Sequencing and severity may not go handin-hand in home care diagnosis coding.
Ensure your diagnosis codes are sequenced correctly with the following guidelines from Lisa Selman-Holman, consultant and principle of Selman-Holman & Associates in Denton, Texas.
Tip 1: Choose the Right Principle Diagnosis
This diagnosis should be the chief reason for home care -- the diagnosis most related to the current plan of treatment. It may be related to the patient's most recent hospital stay, but that's not always the case. The principle diagnosis must always be related to the services your agency provides.
Make a choice: If two or more diagnoses meet this definition of the principle diagnosis, just choose one. But the principle diagnosis should be the one that best represents the most acute condition and requires the most intensive services.
Mistake: Don't choose the principle diagnosis based solely on which skilled discipline has the most visits. This is rarely the determining factor, Selman-Holman says.
Tip 2: Know What Makes a Diagnosis Secondary
Secondary doesn't mean second in home health diagnosis code sequencing. To help reduce confusion over this, CMS has renamed these co-morbidity diagnoses "other."

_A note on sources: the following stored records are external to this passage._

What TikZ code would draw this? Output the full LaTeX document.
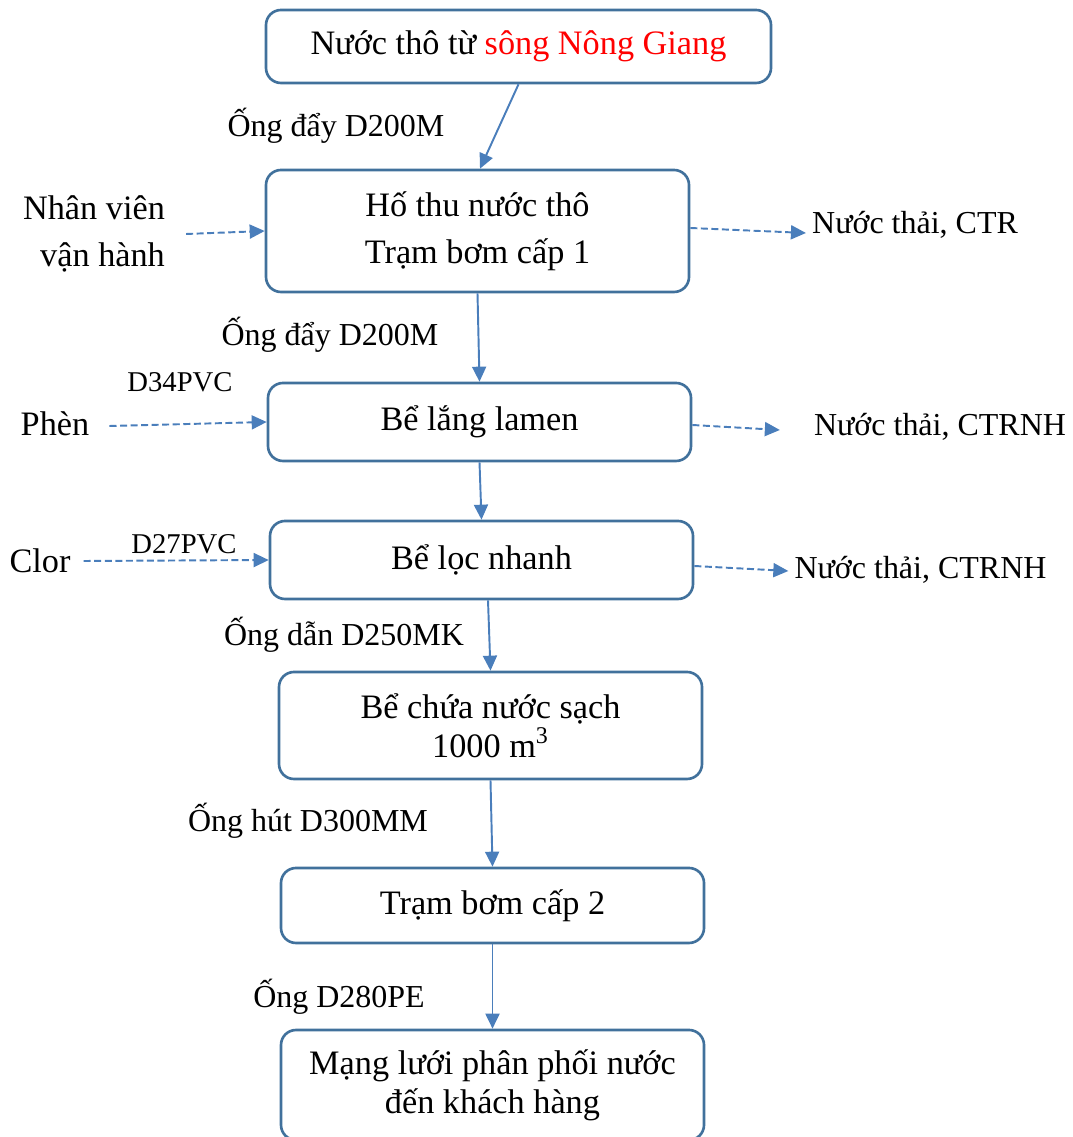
\documentclass[tikz,border=0pt]{standalone}
\usepackage{fontspec}
\setmainfont{Liberation Serif}
\usetikzlibrary{positioning,arrows.meta}
\definecolor{boxblue}{HTML}{41719C}
\definecolor{flowblue}{HTML}{4A7EBB}
\definecolor{riverred}{HTML}{FF0000}

\begin{document}
\begin{tikzpicture}[x=1cm,y=1cm,
  stage/.style={draw=boxblue, line width=1.5pt, rounded corners=0.3cm, minimum width=8.46cm, inner sep=0pt, align=center, font=\fontsize{19.5}{27}\selectfont},
  side/.style={font=\fontsize{19.5}{27}\selectfont},
  pipe/.style={font=\fontsize{18.2}{22}\selectfont},
  dose/.style={font=\fontsize{16.3}{20}\selectfont},
  waste/.style={font=\fontsize{18.2}{22}\selectfont},
  flow/.style={draw=flowblue, line width=1.1pt, -{Triangle[length=0.3cm,width=0.28cm]}},
  feed/.style={flow, dash pattern=on 4pt off 2pt}]
\useasboundingbox (0,0) rectangle (21.46,22.74);
% treatment line
\node[stage, minimum width=10.1cm, minimum height=1.46cm] (source) at (10.37,21.81) {Nước thô từ \textcolor{riverred}{sông Nông Giang}};
\node[stage, minimum height=2.44cm] (intake) at (9.55,18.12) {Hố thu nước thô\\Trạm bơm cấp 1};
\node[stage, minimum height=1.56cm] (settle) at (9.59,14.30) {Bể lắng lamen};
\node[stage, minimum height=1.56cm] (filter) at (9.63,11.54) {Bể lọc nhanh};
\node[stage, minimum height=2.14cm, font=\fontsize{19.5}{22}\selectfont] (tank) at (9.81,8.23) {Bể chứa nước sạch\\1000 m\textsuperscript{3}};
\node[stage, minimum height=1.50cm] (pump) at (9.85,4.63) {Trạm bơm cấp 2};
\node[stage, minimum height=2.20cm, font=\fontsize{19.5}{22}\selectfont] (network) at (9.85,1.04) {Mạng lưới phân phối nước\\đến khách hàng};
% pipe labels
\node[pipe] (pipea) at (6.72,20.22) {Ống đẩy D200M};
\node[pipe] (pipeb) at (6.60,16.04) {Ống đẩy D200M};
\node[pipe] (pipec) at (6.88,10.04) {Ống dẫn D250MK};
\node[pipe] (piped) at (6.16,6.32) {Ống hút D300MM};
\node[pipe] (pipee) at (6.78,2.80) {Ống D280PE};
% inputs
\node[side, align=right] (staff) at (1.88,18.06) {Nhân viên\\vận hành};
\node[side] (alum) at (1.10,14.26) {Phèn};
\node[side] (chlor) at (0.80,11.52) {Clor};
\node[dose] (alumpipe) at (3.60,15.10) {D34PVC};
\node[dose] (chlorpipe) at (3.68,11.86) {D27PVC};
% outputs
\node[waste] (wastea) at (18.30,18.24) {Nước thải, CTR};
\node[waste] (wasteb) at (18.80,14.20) {Nước thải, CTRNH};
\node[waste] (wastec) at (18.41,11.34) {Nước thải, CTRNH};

\draw[flow] (source.south) -- ([xshift=0.05cm]intake.north);
\draw[flow] (intake.south) -- (settle.north);
\draw[flow] (settle.south) -- (filter.north);
\draw[flow] ([xshift=0.13cm]filter.south) -- (tank.north);
\draw[flow] (tank.south) -- (pump.north);
\draw[flow] (pump.south) -- (network.north);

\draw[feed] ([xshift=0.3cm]staff.east) -- (intake.west);
\draw[feed] ([xshift=0.28cm,yshift=-0.04cm]alum.east) -- (settle.west);
\draw[feed] ([xshift=0.14cm]chlor.east) -- (filter.west);
\draw[feed] ([yshift=0.06cm]intake.east) -- ([yshift=-0.16cm]wastea.west);
\draw[feed] ([yshift=-0.06cm]settle.east) -- ([xshift=-0.56cm,yshift=-0.06cm]wasteb.west);
\draw[feed] ([yshift=-0.12cm]filter.east) -- ([yshift=-0.02cm]wastec.west);
\end{tikzpicture}
\end{document}
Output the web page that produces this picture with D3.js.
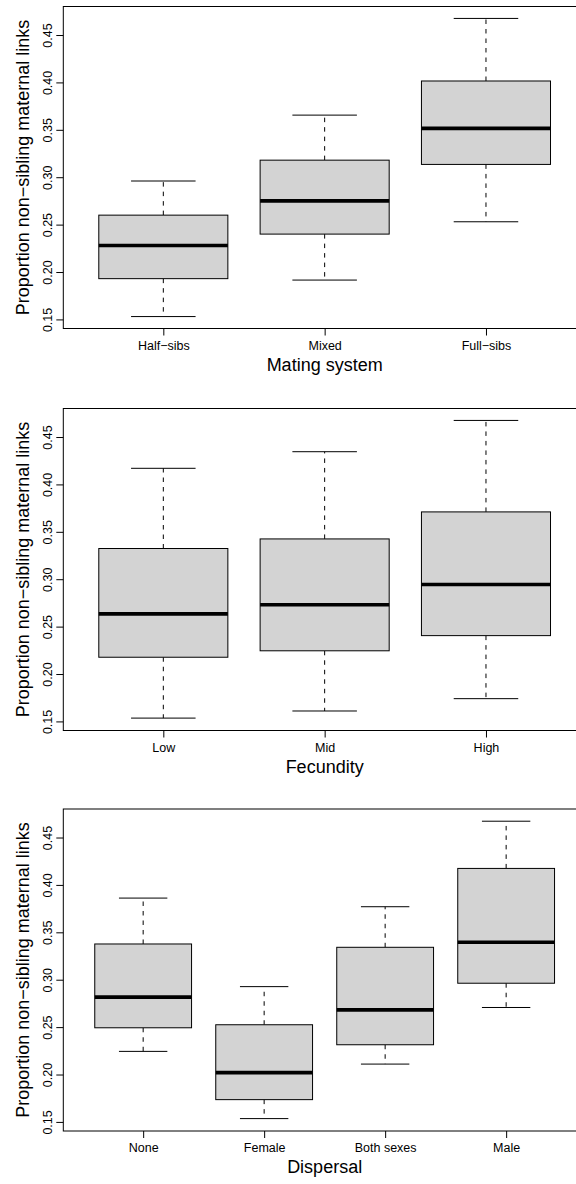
<!DOCTYPE html>
<html>
<head>
<meta charset="utf-8">
<script src="https://cdn.jsdelivr.net/npm/d3@7"></script>
<style>
  html, body { margin: 0; padding: 0; background: #fff; }
  svg { display: block; }
  text { font-family: "Liberation Sans", Arial, Helvetica, sans-serif; fill: #000; }
</style>
</head>
<body>
<svg id="chart" width="576" height="1184"></svg>
<script>
// Five-number summaries per group: [lower whisker, Q1, median, Q3, upper whisker]
const matingCategories = ["Half\u2212sibs", "Mixed", "Full\u2212sibs"];
const matingStats = [
  [0.153, 0.193, 0.228, 0.260, 0.296],
  [0.1915, 0.240, 0.275, 0.318, 0.3655],
  [0.253, 0.3135, 0.3515, 0.4015, 0.4675]
];

const fecundityCategories = ["Low", "Mid", "High"];
const fecundityStats = [
  [0.1535, 0.2177, 0.2634, 0.3324, 0.417],
  [0.161, 0.2245, 0.273, 0.3425, 0.4345],
  [0.174, 0.2405, 0.2945, 0.371, 0.4675]
];

const dispersalCategories = ["None", "Female", "Both sexes", "Male"];
const dispersalStats = [
  [0.2244, 0.2493, 0.2816, 0.3377, 0.3861],
  [0.1535, 0.1735, 0.202, 0.2525, 0.2927],
  [0.211, 0.2314, 0.2682, 0.3342, 0.377],
  [0.2707, 0.2963, 0.3395, 0.4174, 0.4672]
];

const yTicks = [0.15, 0.20, 0.25, 0.30, 0.35, 0.40, 0.45];
const yTitle = "Proportion non\u2212sibling maternal links";

const panels = [
  { title: "Mating system", categories: matingCategories, stats: matingStats, top: 6.5 },
  { title: "Fecundity", categories: fecundityCategories, stats: fecundityStats, top: 408.5 },
  { title: "Dispersal", categories: dispersalCategories, stats: dispersalStats, top: 809 }
];

const svg = d3.select("#chart");
const plotLeft = 63.3, plotRight = 586, plotHeight = 322;
const tickLen = 7;

// Shared y range: overall data extent padded by 4% on each side
const allVals = panels.flatMap(p => p.stats.flat());
const [vmin, vmax] = d3.extent(allVals);
const pad = (vmax - vmin) * 0.04;
const yDomain = [vmin - pad, vmax + pad];

panels.forEach(p => {
  const n = p.categories.length;
  const xPad = n * 0.04;
  const x = d3.scaleLinear().domain([0.5 - xPad, n + 0.5 + xPad]).range([plotLeft, plotRight]);
  const y = d3.scaleLinear().domain(yDomain).range([p.top + plotHeight, p.top]);
  const unit = x(2) - x(1);
  const boxHalf = 0.4 * unit, capHalf = 0.2 * unit;

  const g = svg.append("g");

  // boxes
  p.stats.forEach((s, i) => {
    const cx = x(i + 1);
    const [lo, q1, med, q3, hi] = s;
    const bg = g.append("g");
    // dashed whiskers
    bg.append("line").attr("x1", cx).attr("x2", cx).attr("y1", y(q3)).attr("y2", y(hi))
      .attr("stroke", "#000").attr("stroke-width", 1).attr("stroke-dasharray", "4.5,5");
    bg.append("line").attr("x1", cx).attr("x2", cx).attr("y1", y(q1)).attr("y2", y(lo))
      .attr("stroke", "#000").attr("stroke-width", 1).attr("stroke-dasharray", "4.5,5");
    // staples
    [lo, hi].forEach(v => {
      bg.append("line").attr("x1", cx - capHalf).attr("x2", cx + capHalf)
        .attr("y1", y(v)).attr("y2", y(v)).attr("stroke", "#000").attr("stroke-width", 1);
    });
    // box
    bg.append("rect").attr("x", cx - boxHalf).attr("width", 2 * boxHalf)
      .attr("y", y(q3)).attr("height", y(q1) - y(q3))
      .attr("fill", "#d3d3d3").attr("stroke", "#000").attr("stroke-width", 1);
    // median
    bg.append("line").attr("x1", cx - boxHalf).attr("x2", cx + boxHalf)
      .attr("y1", y(med)).attr("y2", y(med)).attr("stroke", "#000").attr("stroke-width", 3.6);
  });

  // frame
  g.append("rect").attr("x", plotLeft).attr("y", p.top)
    .attr("width", plotRight - plotLeft).attr("height", plotHeight)
    .attr("fill", "none").attr("stroke", "#000").attr("stroke-width", 1);

  // y axis
  const yAxis = d3.axisLeft(y).tickValues(yTicks).tickSize(tickLen).tickFormat(d3.format(".2f"));
  const ya = g.append("g").attr("transform", `translate(${plotLeft},0)`).call(yAxis);
  ya.select(".domain").remove();
  ya.selectAll(".tick line").attr("stroke", "#000");
  ya.selectAll(".tick text")
    .attr("x", null).attr("dy", null)
    .attr("transform", "translate(-11,0) rotate(-90)")
    .attr("text-anchor", "middle")
    .attr("font-size", 12.5)
    .attr("font-family", "Liberation Sans, Arial, sans-serif")
    .attr("fill", "#000");

  // x axis
  const xAxis = d3.axisBottom(x).tickValues(d3.range(1, n + 1)).tickSize(tickLen)
    .tickFormat(d => p.categories[d - 1]);
  const xa = g.append("g").attr("transform", `translate(0,${p.top + plotHeight})`).call(xAxis);
  xa.select(".domain").remove();
  xa.selectAll(".tick line").attr("stroke", "#000");
  xa.selectAll(".tick text")
    .attr("y", 21).attr("dy", null)
    .attr("font-size", 12.5)
    .attr("font-family", "Liberation Sans, Arial, sans-serif")
    .attr("fill", "#000");

  // axis titles
  g.append("text")
    .attr("x", (x.range()[0] + x.range()[1]) / 2)
    .attr("y", p.top + plotHeight + 42)
    .attr("text-anchor", "middle").attr("font-size", 18)
    .text(p.title);
  g.append("text")
    .attr("transform", `translate(29,${p.top + plotHeight / 2}) rotate(-90)`)
    .attr("text-anchor", "middle").attr("font-size", 18)
    .text(yTitle);
});
</script>
</body>
</html>
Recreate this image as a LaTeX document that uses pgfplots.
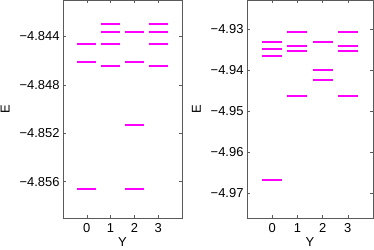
\documentclass[border=0pt]{standalone}
\usepackage{pgfplots}
\pgfplotsset{compat=1.18}
\usepackage{fontspec}
\setmainfont{Liberation Sans}
\definecolor{axgray}{RGB}{90,90,90}
\definecolor{mag}{RGB}{255,0,255}
\begin{document}
\begin{tikzpicture}
\path[use as bounding box] (0bp,0bp) rectangle (374bp,-250bp);
\pgfplotsset{
  myax/.style={
    scale only axis,
    anchor=north west,
    height=218bp,
    xmin=-1, xmax=4,
    xtick={0,1,2,3},
    axis line style={axgray},
    every tick/.style={axgray},
    major tick length=3bp,
    tick align=inside,
    font=\fontsize{13}{15}\selectfont,
    /pgf/number format/assume math mode=true,
    xticklabel style={yshift=-2bp},
    xlabel={Y}, ylabel={E},
    xlabel style={yshift=2bp},
    ylabel style={yshift=3bp},
    unbounded coords=jump,
  },
  lv/.style={color=mag, line width=2bp, no marks}
}
\begin{axis}[myax, at={(63bp,0bp)}, width=119bp,
  ymin=-4.859, ymax=-4.841,
  ytick={-4.856,-4.852,-4.848,-4.844},
  yticklabels={−4.856,−4.852,−4.848,−4.844},
]
\addplot[lv] coordinates {
(-0.4,-4.84466) (0.4,-4.84466) (0,nan)
(-0.4,-4.84613) (0.4,-4.84613) (0,nan)
(-0.4,-4.85657) (0.4,-4.85657) (0,nan)
(0.6,-4.84302) (1.4,-4.84302) (0,nan)
(0.6,-4.84364) (1.4,-4.84364) (0,nan)
(0.6,-4.84466) (1.4,-4.84466) (0,nan)
(0.6,-4.84648) (1.4,-4.84648) (0,nan)
(1.6,-4.84364) (2.4,-4.84364) (0,nan)
(1.6,-4.84613) (2.4,-4.84613) (0,nan)
(1.6,-4.85134) (2.4,-4.85134) (0,nan)
(1.6,-4.85657) (2.4,-4.85657) (0,nan)
(2.6,-4.84302) (3.4,-4.84302) (0,nan)
(2.6,-4.84364) (3.4,-4.84364) (0,nan)
(2.6,-4.84466) (3.4,-4.84466) (0,nan)
(2.6,-4.84648) (3.4,-4.84648)
};
\end{axis}
\begin{axis}[myax, at={(247bp,0bp)}, width=126bp,
  ymin=-4.976, ymax=-4.923,
  ytick={-4.97,-4.96,-4.95,-4.94,-4.93},
  yticklabels={−4.97,−4.96,−4.95,−4.94,−4.93},
]
\addplot[lv] coordinates {
(-0.4,-4.93327) (0.4,-4.93327) (0,nan)
(-0.4,-4.93480) (0.4,-4.93480) (0,nan)
(-0.4,-4.93651) (0.4,-4.93651) (0,nan)
(-0.4,-4.96676) (0.4,-4.96676) (0,nan)
(0.6,-4.93073) (1.4,-4.93073) (0,nan)
(0.6,-4.93407) (1.4,-4.93407) (0,nan)
(0.6,-4.93549) (1.4,-4.93549) (0,nan)
(0.6,-4.94644) (1.4,-4.94644) (0,nan)
(1.6,-4.93327) (2.4,-4.93327) (0,nan)
(1.6,-4.94000) (2.4,-4.94000) (0,nan)
(1.6,-4.94237) (2.4,-4.94237) (0,nan)
(2.6,-4.93073) (3.4,-4.93073) (0,nan)
(2.6,-4.93407) (3.4,-4.93407) (0,nan)
(2.6,-4.93549) (3.4,-4.93549) (0,nan)
(2.6,-4.94644) (3.4,-4.94644)
};
\end{axis}
\end{tikzpicture}
\end{document}
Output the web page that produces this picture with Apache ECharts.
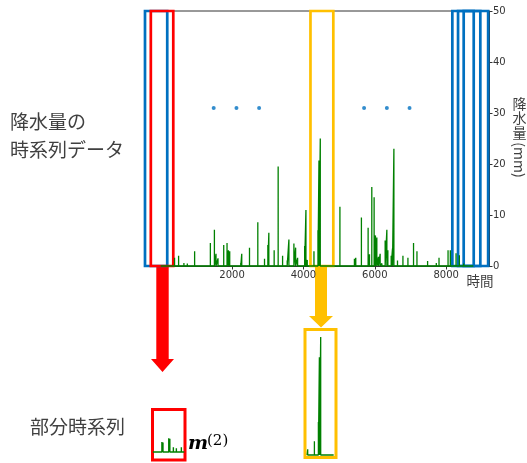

Secondary (or other) diagnoses include all conditions that coexisted at the time the plan of care was established, those that developed subsequently, or those that affect the treatment or care. Secondary (or other) diagnoses include those actively addressed in the plan of care as well as any co-morbidity affecting the patient's responsiveness to treatment and rehabilitative prognosis. This is true even if the condition is not the focus of any home health treatment, according to chapter 8 of the OASIS instructions.
Recent direction from CMS states that if the diagnosis impacts the patient's responsiveness to treatment, then the clinician must at least mention the diagnosis in the plan of care.
Caution: Don't include codes for conditions that have only historical significance and won't impact patient progress or outcome.
Exception: List history V codes when the historical condition has an impact on the current care or influences treatment, such as when your patient has a history of cancer.
Tip 3: Always List Certain Secondary Co-Morbidities
The American Hospital Association's Coding Clinic advises that certain co-morbidities should always be coded if the patient has them because they impact care even in the absence of documented active intervention.
These diagnoses include:
• Diabetes
• Hypertension
• Chronic diseases such as Parkinson's
• Chronic obstructive pulmonary disease (COPD) and asthma
• Blindness
• Status amputation
• Peripheral vascular disease (PVD)
• Coronary artery disease (CAD), chronic heart failure (CHF)
• History of malignant neoplasm when care is directed at a current neoplasm or is otherwise impacted.
Tip 4: Ask the Right Questions
After listing the chief reason for home care as the principle diagnosis, Selman-Holman suggests asking the following questions to help make sequencing decisions:
• Which of the other diagnoses need active intervention?
• Which of the other diagnoses will impact the healing or recovery of the primary diagnosis the most?
• What other diagnoses will impact the care even if interventions aren't needed?
Remember: V codes are not diagnoses in the true sense of the word; they represent reasons for encounters. Numeric codes reflect the seriousness of the patient's condition better than V codes, CMS states in Attachment D. Use V codes sparingly and only as necessary, as official coding guidelines instruct.
CMS indicates that there is no requirement to sequence in order of the plan of care.But it just makes sense that your clinical documentation will support the diagnoses selected if the clinician/coder considers the plan of care when sequencing diagnosis codes, Selman-Holman says.
Important: You don't have to code in order of severity. CMS differentiates between severity index and seriousness of the patient's condition.